Here are all the 2008 Heckler frame details - *5.9-inch (150mm) rear wheel travel *Single pivot frame design with hollow 15mm Pivot Axle *Compatible fork sizes 125mm to 170mm *Recommended rear max tire size 2.5"
*Disc brake specific design, rotors up to 8" max.
*Replaceable derailleur hanger
*Frame weight with Fox Float R rear shock - Approx 6.4lbs.
*Frame weight with Fox Float RP23 rear shock - Approx 6.4lbs.
*Frame weight with Fox DHX 5 Coil rear shock - Approx 7.5lbs.
http://www.santacruzbicycles.com/heckler.5/

Thanks for your interest in Santa Cruz, and let me know if you have any other questions.
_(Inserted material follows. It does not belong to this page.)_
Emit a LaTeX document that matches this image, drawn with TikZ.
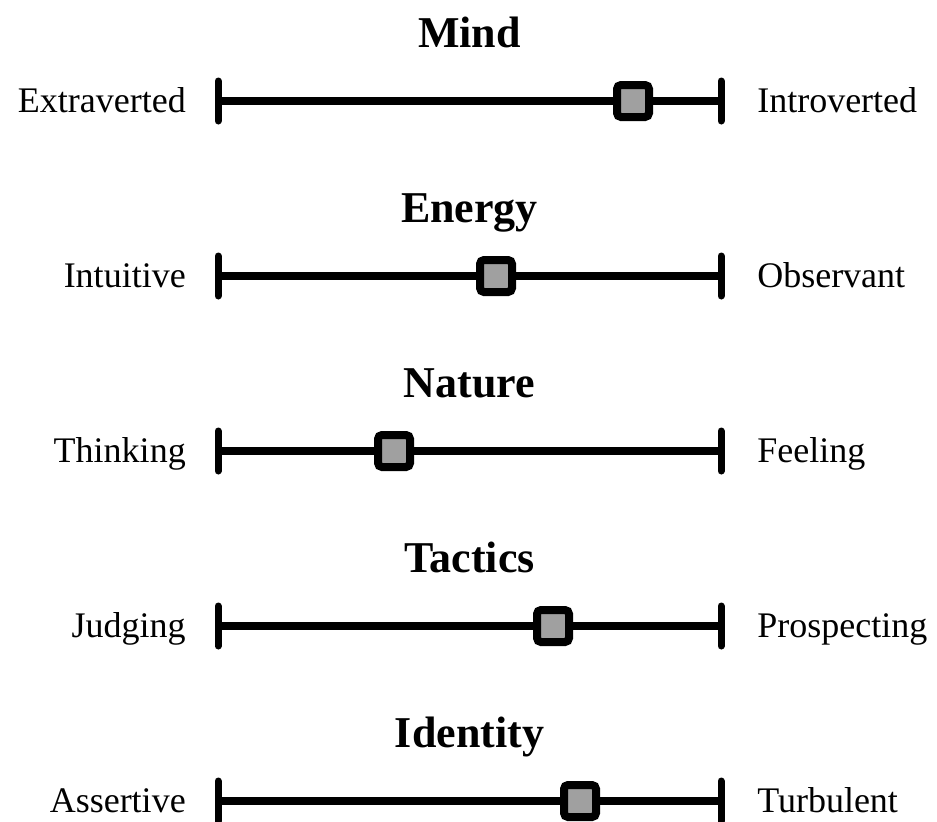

Scott Turner - Santa Cruz Bicycles
Santa Cruz, California
[email protected]
www.santacruzbicycles.com

Mine is FINALLY at my lbs, mostly assembled. I pick it up tomorrow.


----------



## 1996cc (Mar 29, 2008)

double post


----------



## dpaqu (Jun 19, 2006)

well that kills that idea. How are you building up your Heckler? Did you consider the Bullit?


----------



## happyriding (May 9, 2008)

dpaqu said:


> I have been contemplating building one of the new Blur Lt2 for myself.


 There aren't any available anyway. A few shops here and there have a Small size in stock, but all the other sizes are backordered into the next century, so if you want to buy a bike now, you'll have to make another choice. On the other hand, if you know where an XL is, please pm me. 

Also, I think there are some deficiencies with the LT2:

1) No water bottle mounts.

2) I examined the new grease ports and they look very fragile. They extend down from the underside of the bike, and I suspect a direct hit by a rock will snap them off right quick. I guess time will tell how well they hold up.


----------



## 1996cc (Mar 29, 2008)

dpaqu said:


> well that kills that idea. How are you building up your Heckler? Did you consider the Bullit?


Bought a complete - the X9 AM build, upgraded to a DHX 5 coil & 32 Vanilla.

Didn't look at the Bullit.


----------



## beanfink (Nov 22, 2006)

*300lbs, Heckler, Nomad*

I was interested in a Blur LT 2 because of its ultra-low leverage ratio (2.2:1) and the purported stiffness of its redesigned rear end.

I emailed Scott Turner specifically, because earlier this year he'd had the generosity to respond to one of my naive "please make a bike that works great for 300lb dudes" emails. He gave me pretty much the same response -- try a Heckler.

Well, I have tried a Heckler and I didn't like it. Yes, coil shocks are more durable, but the frame design of the Heckler is just not conducive to superclyde-level stiffness. The shock might not blow out, but the bike will be noodly under a 300lb rider.

Right now I ride a Nomad, and it's OK. It's not great. I need an 800lb spring, but 2.5" DHX springs only go to 700lbs. I run a lot of compression damping. Everything I read out there tells me I deserve a bike that rides great. I don't see this bike in the Santa Cruz lineup, so I'm looking at Knolly and Ventana.


----------



## lazymuf (Jan 30, 2011)

beanfink said:


> Right now I ride a Nomad, and it's OK. It's not great. I need an 800lb spring, but 2.5" DHX springs only go to 700lbs. I run a lot of compression damping. Everything I read out there tells me I deserve a bike that rides great. I don't see this bike in the Santa Cruz lineup, so I'm looking at Knolly and Ventana.


Same issue here...so which bike u looking at from Knolly n Ventana?


----------